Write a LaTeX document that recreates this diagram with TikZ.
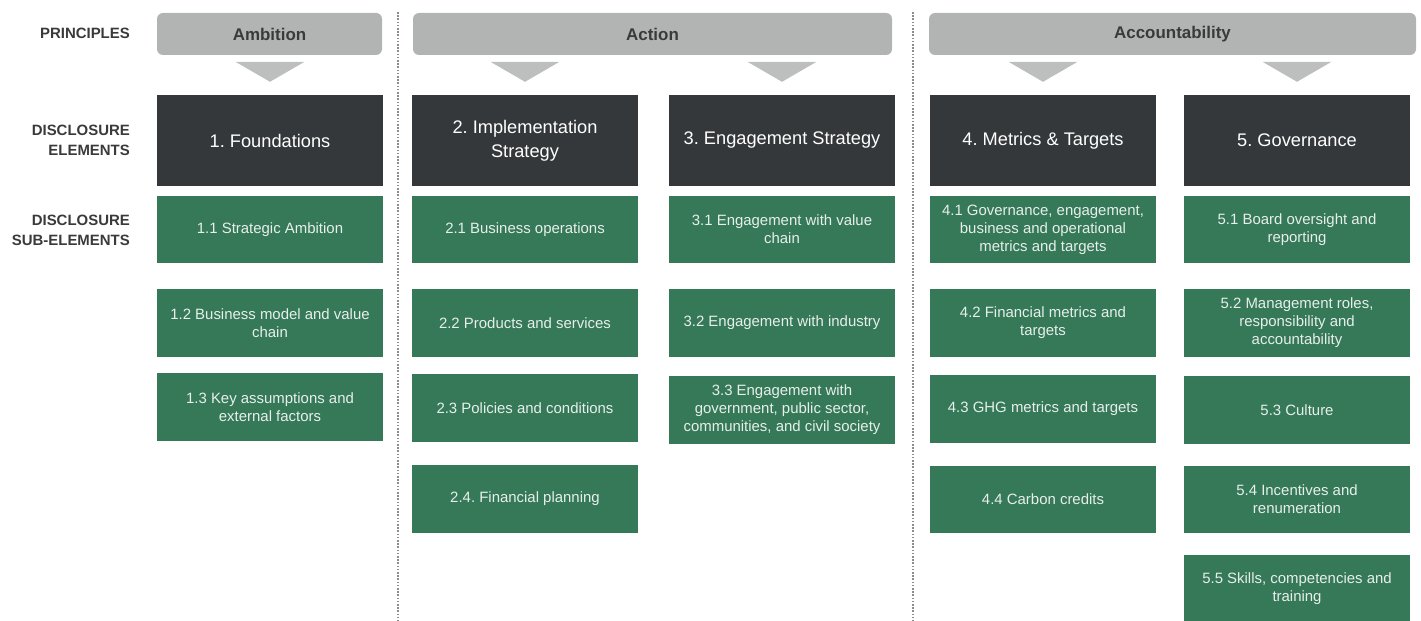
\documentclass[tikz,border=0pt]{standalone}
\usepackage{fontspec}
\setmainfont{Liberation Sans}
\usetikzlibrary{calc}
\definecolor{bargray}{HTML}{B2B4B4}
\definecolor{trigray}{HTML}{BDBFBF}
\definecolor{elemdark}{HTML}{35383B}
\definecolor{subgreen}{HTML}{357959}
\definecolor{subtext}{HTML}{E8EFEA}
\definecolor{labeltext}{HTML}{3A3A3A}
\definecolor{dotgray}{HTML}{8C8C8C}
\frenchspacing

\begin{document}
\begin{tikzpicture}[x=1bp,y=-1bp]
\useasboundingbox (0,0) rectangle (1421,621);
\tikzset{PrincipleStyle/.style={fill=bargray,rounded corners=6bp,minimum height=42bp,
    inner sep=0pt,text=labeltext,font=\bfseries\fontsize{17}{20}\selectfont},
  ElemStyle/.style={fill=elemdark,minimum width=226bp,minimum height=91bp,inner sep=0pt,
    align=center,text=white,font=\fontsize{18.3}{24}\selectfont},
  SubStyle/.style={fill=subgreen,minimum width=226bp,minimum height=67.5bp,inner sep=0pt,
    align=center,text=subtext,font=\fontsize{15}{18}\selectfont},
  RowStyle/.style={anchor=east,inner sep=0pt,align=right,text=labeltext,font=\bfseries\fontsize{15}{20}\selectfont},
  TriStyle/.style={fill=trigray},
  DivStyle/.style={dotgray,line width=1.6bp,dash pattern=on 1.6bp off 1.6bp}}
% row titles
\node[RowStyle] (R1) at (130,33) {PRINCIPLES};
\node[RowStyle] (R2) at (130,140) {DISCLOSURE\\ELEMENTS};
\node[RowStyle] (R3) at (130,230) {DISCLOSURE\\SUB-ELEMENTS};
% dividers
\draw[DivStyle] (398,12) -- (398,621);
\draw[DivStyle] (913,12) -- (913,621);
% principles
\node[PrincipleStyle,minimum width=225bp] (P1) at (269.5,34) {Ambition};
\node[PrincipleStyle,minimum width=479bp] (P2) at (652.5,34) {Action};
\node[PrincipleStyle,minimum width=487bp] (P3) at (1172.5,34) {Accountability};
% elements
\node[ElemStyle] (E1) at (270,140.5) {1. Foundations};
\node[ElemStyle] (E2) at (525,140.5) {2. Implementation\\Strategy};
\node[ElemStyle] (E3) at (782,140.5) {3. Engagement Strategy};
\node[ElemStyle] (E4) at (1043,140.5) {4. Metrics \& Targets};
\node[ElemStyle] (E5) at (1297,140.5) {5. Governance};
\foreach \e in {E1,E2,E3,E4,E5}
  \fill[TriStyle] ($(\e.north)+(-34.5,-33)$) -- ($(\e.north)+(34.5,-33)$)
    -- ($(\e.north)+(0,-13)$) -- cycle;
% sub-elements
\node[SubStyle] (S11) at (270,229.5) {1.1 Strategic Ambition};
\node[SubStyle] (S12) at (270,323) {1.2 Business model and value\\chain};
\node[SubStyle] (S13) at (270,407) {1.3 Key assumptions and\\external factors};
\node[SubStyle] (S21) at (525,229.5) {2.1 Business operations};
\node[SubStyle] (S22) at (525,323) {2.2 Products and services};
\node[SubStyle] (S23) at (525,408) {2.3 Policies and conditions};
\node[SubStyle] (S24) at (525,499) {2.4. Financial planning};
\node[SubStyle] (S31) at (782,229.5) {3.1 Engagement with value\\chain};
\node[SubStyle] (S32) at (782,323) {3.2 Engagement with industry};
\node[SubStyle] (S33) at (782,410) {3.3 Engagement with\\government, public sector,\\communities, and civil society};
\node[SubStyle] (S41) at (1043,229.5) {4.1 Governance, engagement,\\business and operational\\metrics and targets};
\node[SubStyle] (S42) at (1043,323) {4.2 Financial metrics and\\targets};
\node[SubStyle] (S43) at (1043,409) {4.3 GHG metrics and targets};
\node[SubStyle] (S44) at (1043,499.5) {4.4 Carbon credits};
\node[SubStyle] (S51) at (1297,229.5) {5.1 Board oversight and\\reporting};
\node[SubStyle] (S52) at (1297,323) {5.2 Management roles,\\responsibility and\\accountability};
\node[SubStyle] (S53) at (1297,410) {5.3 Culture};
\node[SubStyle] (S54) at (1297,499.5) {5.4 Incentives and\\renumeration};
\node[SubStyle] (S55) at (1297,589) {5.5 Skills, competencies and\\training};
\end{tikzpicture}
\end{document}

◆ The task ◆
Give an exact copy of the material, leaving out every picture.

◆ Task answer ◆
Write a LaTeX document that recreates this diagram with TikZ.
\documentclass[tikz,border=0pt]{standalone}
\usepackage{fontspec}
\setmainfont{Liberation Sans}
\usetikzlibrary{calc}
\definecolor{bargray}{HTML}{B2B4B4}
\definecolor{trigray}{HTML}{BDBFBF}
\definecolor{elemdark}{HTML}{35383B}
\definecolor{subgreen}{HTML}{357959}
\definecolor{subtext}{HTML}{E8EFEA}
\definecolor{labeltext}{HTML}{3A3A3A}
\definecolor{dotgray}{HTML}{8C8C8C}
\frenchspacing

\begin{document}
\begin{tikzpicture}[x=1bp,y=-1bp]
\useasboundingbox (0,0) rectangle (1421,621);
\tikzset{PrincipleStyle/.style={fill=bargray,rounded corners=6bp,minimum height=42bp,
    inner sep=0pt,text=labeltext,font=\bfseries\fontsize{17}{20}\selectfont},
  ElemStyle/.style={fill=elemdark,minimum width=226bp,minimum height=91bp,inner sep=0pt,
    align=center,text=white,font=\fontsize{18.3}{24}\selectfont},
  SubStyle/.style={fill=subgreen,minimum width=226bp,minimum height=67.5bp,inner sep=0pt,
    align=center,text=subtext,font=\fontsize{15}{18}\selectfont},
  RowStyle/.style={anchor=east,inner sep=0pt,align=right,text=labeltext,font=\bfseries\fontsize{15}{20}\selectfont},
  TriStyle/.style={fill=trigray},
  DivStyle/.style={dotgray,line width=1.6bp,dash pattern=on 1.6bp off 1.6bp}}
% row titles
\node[RowStyle] (R1) at (130,33) {PRINCIPLES};
\node[RowStyle] (R2) at (130,140) {DISCLOSURE\\ELEMENTS};
\node[RowStyle] (R3) at (130,230) {DISCLOSURE\\SUB-ELEMENTS};
% dividers
\draw[DivStyle] (398,12) -- (398,621);
\draw[DivStyle] (913,12) -- (913,621);
% principles
\node[PrincipleStyle,minimum width=225bp] (P1) at (269.5,34) {Ambition};
\node[PrincipleStyle,minimum width=479bp] (P2) at (652.5,34) {Action};
\node[PrincipleStyle,minimum width=487bp] (P3) at (1172.5,34) {Accountability};
% elements
\node[ElemStyle] (E1) at (270,140.5) {1. Foundations};
\node[ElemStyle] (E2) at (525,140.5) {2. Implementation\\Strategy};
\node[ElemStyle] (E3) at (782,140.5) {3. Engagement Strategy};
\node[ElemStyle] (E4) at (1043,140.5) {4. Metrics \& Targets};
\node[ElemStyle] (E5) at (1297,140.5) {5. Governance};
\foreach \e in {E1,E2,E3,E4,E5}
  \fill[TriStyle] ($(\e.north)+(-34.5,-33)$) -- ($(\e.north)+(34.5,-33)$)
    -- ($(\e.north)+(0,-13)$) -- cycle;
% sub-elements
\node[SubStyle] (S11) at (270,229.5) {1.1 Strategic Ambition};
\node[SubStyle] (S12) at (270,323) {1.2 Business model and value\\chain};
\node[SubStyle] (S13) at (270,407) {1.3 Key assumptions and\\external factors};
\node[SubStyle] (S21) at (525,229.5) {2.1 Business operations};
\node[SubStyle] (S22) at (525,323) {2.2 Products and services};
\node[SubStyle] (S23) at (525,408) {2.3 Policies and conditions};
\node[SubStyle] (S24) at (525,499) {2.4. Financial planning};
\node[SubStyle] (S31) at (782,229.5) {3.1 Engagement with value\\chain};
\node[SubStyle] (S32) at (782,323) {3.2 Engagement with industry};
\node[SubStyle] (S33) at (782,410) {3.3 Engagement with\\government, public sector,\\communities, and civil society};
\node[SubStyle] (S41) at (1043,229.5) {4.1 Governance, engagement,\\business and operational\\metrics and targets};
\node[SubStyle] (S42) at (1043,323) {4.2 Financial metrics and\\targets};
\node[SubStyle] (S43) at (1043,409) {4.3 GHG metrics and targets};
\node[SubStyle] (S44) at (1043,499.5) {4.4 Carbon credits};
\node[SubStyle] (S51) at (1297,229.5) {5.1 Board oversight and\\reporting};
\node[SubStyle] (S52) at (1297,323) {5.2 Management roles,\\responsibility and\\accountability};
\node[SubStyle] (S53) at (1297,410) {5.3 Culture};
\node[SubStyle] (S54) at (1297,499.5) {5.4 Incentives and\\renumeration};
\node[SubStyle] (S55) at (1297,589) {5.5 Skills, competencies and\\training};
\end{tikzpicture}
\end{document}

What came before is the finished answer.